Is Verizon’s Bob Johnstone also the NYPD’s Robert johnston? Is the individual who lives at 433 Main St. the same as the one who lives at 433 Maine Street? Record duplicity is nontrivial problem when analyzing large amounts of data. It’s easy for a human to recognize the similarity between “Main St.” and “Maine Street,” but a human can’t mine through millions or billions of records.
The above picture is a graph database representing the financial interactions of individuals. A small fraction are criminals. This database contains thousands of duplicate records as a result of typos and non-unique entries. It is impossible to make decisions using data this convoluted.
In practice, we teach a computer to resolve unique entities from duplicated records in a data store.
Before we can combine, or “canonicalize,” duplicate records, we have to flag the duplicates. We do this by using a combination of similarity scoring, logistic regression, and clustering algorithms.
The steps in an entity resolution workflow.
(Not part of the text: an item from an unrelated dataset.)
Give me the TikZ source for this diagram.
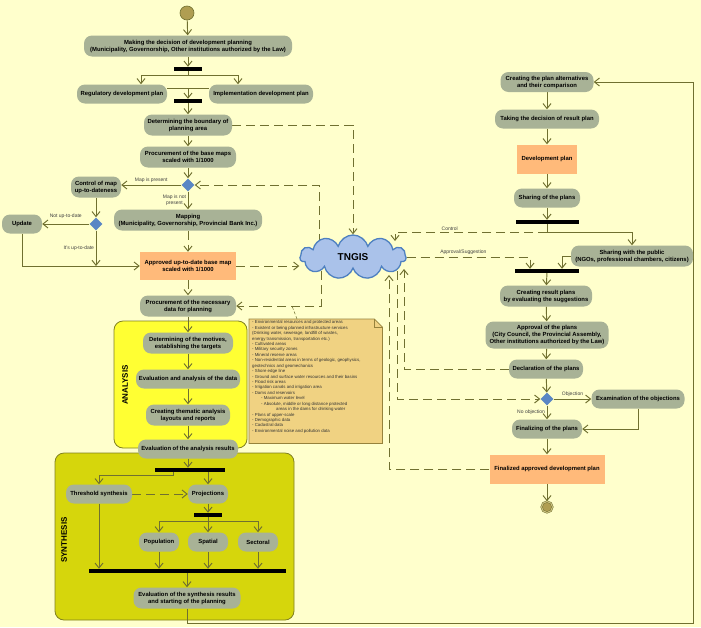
\documentclass[tikz,border=0pt]{standalone}
\usepackage{fontspec}
\setmainfont{Liberation Sans}
\usetikzlibrary{arrows.meta}
\usetikzlibrary{shapes.geometric, shapes.symbols}

\definecolor{paper}{RGB}{255,255,204}
\definecolor{actgray}{RGB}{168,178,150}
\definecolor{planorange}{RGB}{255,186,122}
\definecolor{wire}{RGB}{112,112,48}
\definecolor{gateblue}{RGB}{90,134,196}
\definecolor{cloudfill}{RGB}{170,194,234}
\definecolor{clouddraw}{RGB}{78,128,192}
\definecolor{anayellow}{RGB}{255,255,51}
\definecolor{synyellow}{RGB}{214,214,12}
\definecolor{boxrim}{RGB}{128,128,32}
\definecolor{notefill}{RGB}{240,210,130}
\definecolor{noterim}{RGB}{150,130,60}
\definecolor{dotfill}{RGB}{176,158,82}

\pgfdeclarelayer{bg}
\pgfdeclarelayer{wires}
\pgfsetlayers{bg,wires,main}

\tikzset{
  act/.style={fill=actgray, rounded corners=8pt, align=center, inner sep=1pt,
    minimum height=19pt, font=\fontsize{5.9}{7}\selectfont\bfseries},
  plan/.style={fill=planorange, align=center, inner sep=1pt,
    font=\fontsize{5.9}{7}\selectfont\bfseries},
  syncbar/.style={fill=black, inner sep=0pt, minimum height=4pt},
  gate/.style={diamond, fill=gateblue, inner sep=0pt, minimum size=13pt},
  wireline/.style={draw=wire, line width=0.95pt},
  flowarrow/.style={wireline, -{Straight Barb[length=5pt,width=8pt]}},
  dataarrow/.style={flowarrow, dash pattern=on 9pt off 5pt},
  elabel/.style={font=\fontsize{5}{6}\selectfont, text=black!75, align=center, inner sep=1.5pt},
  lanelabel/.style={font=\fontsize{8}{9}\selectfont\bfseries, rotate=90},
  startdot/.style={circle, draw=wire, fill=dotfill, minimum size=14pt, inner sep=0pt, line width=0.6pt},
  stopdot/.style={circle, draw=wire, fill=dotfill, minimum size=11pt, inner sep=0pt,
    line width=0.5pt, double=dotfill!60!paper, double distance=1pt},
  cloudnode/.style={cloud, cloud puffs=11, cloud ignores aspect, draw=clouddraw, fill=cloudfill,
    line width=1.3pt, minimum width=106pt, minimum height=44pt, inner sep=0pt,
    font=\fontsize{10}{12}\selectfont\bfseries},
  notetext/.style={font=\fontsize{4.35}{5.42}\selectfont, align=left, inner sep=0pt, text=black!80}
}

\begin{document}
\begin{tikzpicture}[x=1pt,y=-1pt]
\begin{pgfonlayer}{bg}
\fill[paper] (0,0) rectangle (701,627);
\filldraw[fill=anayellow, draw=boxrim, line width=0.8pt, rounded corners=9pt] (114,321) rectangle (247,448);
\filldraw[fill=synyellow, draw=boxrim, line width=0.8pt, rounded corners=9pt] (55,453) rectangle (294,620);
\end{pgfonlayer}
\useasboundingbox (0,0) rectangle (701,627);

% left column
\node[startdot] (start) at (187,13) {};
\node[act, minimum width=208pt, minimum height=21pt] (decide) at (188,46) {Making the decision of development planning\\(Municipality, Governorship, Other institutions authorized by the Law)};
\node[syncbar, minimum width=28pt] (fork1) at (188,69) {};
\node[act, minimum width=90pt] (regplan) at (122,94) {Regulatory development plan};
\node[act, minimum width=104pt] (implplan) at (261,94) {Implementation development plan};
\node[syncbar, minimum width=28pt] (join1) at (188,101) {};
\node[act, minimum width=88pt, minimum height=21pt] (boundary) at (188,125) {Determining the boundary of\\planning area};
\node[act, minimum width=96pt, minimum height=21pt] (basemaps) at (188,157) {Procurement of the base maps\\scaled with 1/1000};
\node[gate] (mapgate) at (188,185) {};
\node[act, minimum width=50pt, minimum height=21pt] (control) at (96,187) {Control of map\\up-to-dateness};
\node[act, minimum width=148pt, minimum height=21pt] (mapping) at (188,220) {Mapping\\(Municipality, Governorship, Provincial Bank Inc.)};
\node[gate] (dategate) at (96,224) {};
\node[act, minimum width=40pt] (update) at (22,224) {Update};
\node[plan, minimum width=96pt, minimum height=28pt] (approvedmap) at (188,266) {Approved up-to-date base map\\scaled with 1/1000};
\node[act, minimum width=96pt, minimum height=21pt] (necdata) at (188,306) {Procurement of the necessary\\data for planning};

% analysis
\node[lanelabel] (analysislabel) at (125,385) {ANALYSIS};
\node[act, minimum width=90pt, minimum height=21pt] (motives) at (188,343) {Determining of the motives,\\establishing the targets};
\node[act, minimum width=104pt] (evaldata) at (188,379) {Evaluation and analysis of the data};
\node[act, minimum width=84pt, minimum height=21pt] (thematic) at (188,415) {Creating thematic analysis\\layouts and reports};
\node[act, minimum width=100pt] (evalanal) at (188,449) {Evaluation of the analysis results};

% synthesis
\node[lanelabel] (synthesislabel) at (64,540) {SYNTHESIS};
\node[syncbar, minimum width=70pt] (fork2) at (190,470) {};
\node[act, minimum width=66pt] (threshold) at (99,494) {Threshold synthesis};
\node[act, minimum width=40pt] (projections) at (208,494) {Projections};
\node[syncbar, minimum width=28pt] (fork3) at (208,515) {};
\node[act, minimum width=40pt] (population) at (159,542) {Population};
\node[act, minimum width=40pt] (spatial) at (208,542) {Spatial};
\node[act, minimum width=40pt] (sectoral) at (258,542) {Sectoral};
\node[syncbar, minimum width=197pt] (join2) at (187.5,571) {};
\node[act, minimum width=107pt, minimum height=21pt] (evalsyn) at (187,598) {Evaluation of the synthesis results\\and starting of the planning};

% data note
\node[minimum width=133pt, minimum height=124pt, inner sep=0pt, anchor=north west] (note) at (249,319) {};
\node[notetext, anchor=north west] (notebody) at (252,320.5) {- Environmental resources and protected areas\\
- Existent or being planned infrastructure services\\
(Drinking water, sewerage, landfill of wastes,\\
energy transmission, transportation etc.)\\
- Cultivated areas\\
- Military security zones\\
- Mineral reserve areas\\
- Non-residential areas in terms of geologic, geophysics,\\
geotechnics and geomechanics\\
- Shore edge line\\
- Ground and surface water resources and their basins\\
- Flood risk areas\\
- Irrigation canals and irrigation area\\
- Dams and reservoirs\\
\hspace{9pt}- Maximum water level\\
\hspace{9pt}- Absolute, middle or long distance protected\\
\hspace{24pt}areas in the dams for drinking water\\
- Plans of upper-scale\\
- Demographic data\\
- Cadastral data\\
- Environmental noise and pollution data};

% TNGIS
\node[cloudnode] (tngis) at (353,257) {TNGIS};
\coordinate (tnA) at ([xshift=42pt,yshift=16pt]tngis.center);
\coordinate (tnB) at ([xshift=51pt,yshift=-12pt]tngis.center);
\coordinate (tnC) at ([xshift=36pt,yshift=-18pt]tngis.center);

% right column
\node[act, minimum width=93pt, minimum height=20pt] (alternatives) at (547,82) {Creating the plan alternatives\\and their comparison};
\node[act, minimum width=104pt] (resultplan) at (547,119) {Taking the decision of result plan};
\node[plan, minimum width=60pt, minimum height=29pt] (devplan) at (547,159) {Development plan};
\node[act, minimum width=66pt] (shareplans) at (547,198) {Sharing of the plans};
\node[syncbar, minimum width=63pt] (fork4) at (547,222) {};
\node[act, minimum width=122pt, minimum height=21pt] (public) at (632,256) {Sharing with the public\\(NGOs, professional chambers, citizens)};
\node[syncbar, minimum width=64pt] (join3) at (547,271) {};
\node[act, minimum width=92pt, minimum height=21pt] (creating) at (546,296) {Creating result plans\\by evaluating the suggestions};
\node[act, minimum width=123pt, minimum height=27pt] (approval) at (547,335) {Approval of the plans\\(City Council, the Provincial Assembly,\\Other institutions authorized by the Law)};
\node[act, minimum width=74pt] (declaration) at (546,369) {Declaration of the plans};
\node[gate] (plangate) at (547,399) {};
\node[act, minimum width=93pt] (objections) at (638,399) {Examination of the objections};
\node[act, minimum width=70pt] (finalizing) at (547,429) {Finalizing of the plans};
\node[plan, minimum width=115pt, minimum height=29pt] (finalplan) at (547,469) {Finalized approved development plan};
\node[stopdot] (stop) at (547,507) {};
\coordinate (loopcorner) at (693,623);

\begin{pgfonlayer}{wires}
\filldraw[fill=notefill, draw=noterim, line width=0.7pt] (note.north west) -- ([xshift=-8pt]note.north east) -- ([yshift=-8pt]note.north east) -- (note.south east) -- (note.south west) -- cycle;
\draw[noterim, line width=0.7pt] ([xshift=-8pt]note.north east) -- ++(0,8) -- ([yshift=-8pt]note.north east);
\draw[wire, line width=0.5pt, dash pattern=on 3pt off 2pt] ([xshift=48pt]note.north west) -- ++(-5,-13);

\draw[flowarrow] (start) -- (decide);
\draw[flowarrow] (decide) -- (fork1);
\draw[flowarrow] (fork1.south) -- ++(0,4) -| ([xshift=19pt]regplan.north);
\draw[flowarrow] (fork1.south) -- ++(0,4) -| ([xshift=-23pt]implplan.north);
\coordinate (j1) at (188,88);
\draw[wireline] (regplan.east |- j1) -- (implplan.west |- j1);
\draw[flowarrow] (j1) -- (join1);
\draw[flowarrow] (join1) -- (boundary);
\draw[flowarrow] (boundary) -- (basemaps);
\draw[flowarrow] (basemaps) -- (mapgate);
\draw[flowarrow] (mapgate) -- (control.east |- mapgate) node[elabel, above, midway] {Map is present};
\draw[flowarrow] (mapgate) -- (mapping) node[elabel, left, midway] {Map is not\\present};
\draw[flowarrow] (control) -- (dategate);
\draw[flowarrow] (dategate) -- (update) node[elabel, above=3pt, midway] {Not up-to-date};
\draw[flowarrow] (dategate) -- (dategate |- approvedmap.west) node[elabel, left, midway] {It's up-to-date};
\draw[flowarrow] (update) |- (approvedmap);
\draw[dataarrow] (mapping) -- (approvedmap);
\draw[dataarrow] (approvedmap) -- (necdata);
\draw[dataarrow] (approvedmap) -- (approvedmap -| tngis.west);
\draw[dataarrow] (boundary) -| (tngis);
\draw[dataarrow] ([xshift=-34pt]tngis.center) |- (mapgate);
\draw[dataarrow] ([xshift=-32pt]tngis.center) |- (necdata);

\draw[flowarrow] (necdata) -- (motives);
\draw[flowarrow] (motives) -- (evaldata);
\draw[flowarrow] (evaldata) -- (thematic);
\draw[flowarrow] (thematic) -- (evalanal);
\draw[flowarrow] (evalanal.south) -- (evalanal.south |- fork2.north);
\draw[flowarrow] ([xshift=-17pt]fork2.south) -- ++(0,3) -| (threshold);
\draw[flowarrow] (fork2.south -| projections) -- (projections);
\draw[dataarrow] (threshold) -- (projections);
\draw[flowarrow] (projections) -- (fork3);
\draw[wireline] (fork3.south) -- ++(0,4) coordinate (f3);
\draw[flowarrow] (f3) -| (population);
\draw[flowarrow] (f3) -- (spatial);
\draw[flowarrow] (f3) -| (sectoral);
\draw[flowarrow] (threshold) -- (threshold |- join2.north);
\draw[flowarrow] (population) -- (population |- join2.north);
\draw[flowarrow] (spatial) -- (spatial |- join2.north);
\draw[flowarrow] (sectoral) -- (sectoral |- join2.north);
\draw[flowarrow] (join2.south -| evalsyn) -- (evalsyn);
\draw[flowarrow] (evalsyn) |- (loopcorner) |- (alternatives);

\draw[flowarrow] (alternatives) -- (resultplan);
\draw[flowarrow] (resultplan) -- (devplan);
\draw[flowarrow] (devplan) -- (shareplans);
\draw[flowarrow] (shareplans) -- (fork4);
\draw[wireline] (fork4.south) -- ++(0,8) coordinate (f4);
\draw[flowarrow] (f4) -| (public);
\draw[dataarrow] (f4) -| (tnA) node[elabel, above, pos=0.32] {Control};
\draw[flowarrow] (public.west) -| ([xshift=15pt]join3.north);
\draw[dataarrow] (tngis.east) -| ([xshift=-17pt]join3.north) node[elabel, above, pos=0.23] {Approval/Suggestion};
\draw[flowarrow] (join3) -- (creating);
\draw[flowarrow] (creating) -- (approval);
\draw[flowarrow] (approval) -- (declaration);
\draw[flowarrow] (declaration) -- (plangate);
\draw[flowarrow] (plangate) -- (objections) node[elabel, above, midway] {Objection};
\draw[flowarrow] (plangate) -- (finalizing) node[elabel, left, midway] {No objection};
\draw[flowarrow] (objections) |- (finalizing);
\draw[flowarrow] (finalizing) -- (finalplan);
\draw[flowarrow] (finalplan) -- (stop);
\draw[dataarrow] (declaration) -| (tnB);
\draw[dataarrow] ([xshift=44pt]tngis.center) |- (plangate);
\draw[dataarrow] (finalplan) -| (tnC);
\end{pgfonlayer}

\end{tikzpicture}
\end{document}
Similarity scoring can be done in a variety of ways, but in the case of string fields (ex. “Bob Johnstone” versus “Bob johnson”) we use a variation of a simple procedure called the Hamming distance. The Hamming distance is defined as the number of changes it takes to produce the alternate record. Transforming “Bob johnson” to “Bob Johnstone” is done by adding a “t”, changing a lowercase “j” to uppercase, and adding and “e.” That’s three changes, so we have a Hamming distance of three. Similarly, the Hamming distance between “433 Main St.” and “433 Maine Street” is five.
Now that we have a field-wise string distance, we need to decide how to weight the fields for overall comparison of records. In the Bob johnson example, we must decide the relative importance of the name field and the address field. This is the machine learning part. We use an algorithm called logistic regression to set the weights of each field by showing the algorithm examples of records which are duplicates and records which aren’t duplicates. If the algorithm learns that addresses are more important for finding duplicates it weights the address distances more heavily than the name name distances.
Logistic regression is a minimization of the error between real data and predictions made with the logit equation.
Got that? Now that we have absolute scores between records we need to group records into clusters to label duplicates as belonging to each other, and unique entries as belonging only to themselves (a cluster of one). Information theorists might pose this problem as an entropy maximization of the information space. The rest of us would scratch our heads at that statement, and call it sorting records into unique groups.
Clustered data, ready for canonicalization.
Now that we know which records are duplicates, we need to do something with that information. In some cases the duplicated records will contain information we want to keep, like Bob’s arrest records. In other cases duplicated records might simply be a copy of something else, like Bob’s drivers license information, once from the DMV and again from his apartment application. We need to decide what information to keep, and what to discard.
The zeroth-order solution here is to only keep the first instance of a record in a cluster. Technically you’d be accomplishing your goal (building a unique set of records), but you’d be throwing away a lot of information. If you’re a police officer, you probably don’t want to do that! On the other end of the spectrum, you could simply keep all of the information in a relational database by using a bunch of tables. When it was time to retrieve the information you could simply join the tables on the cluster IDs you generated in the entity resolution step above. More elegantly, we’ve solved this problem using a graph database. We form “same as” edges between clustered nodes to build supernodes which represent unique individuals.
A couple of unique entity supernodes popped open to show all of their properties.
After all this work, we’re left with a usable graph, ready for police analysis. Without all the clutter of duplicate entries, the agents use are able to clearly see the financial transactions between individuals:
The entity resolved, canonicalized FBI suspect graph. Note that you can actually see the nodes and their connections in this view, as compared to the original, non-resolved graph (first figure in this article).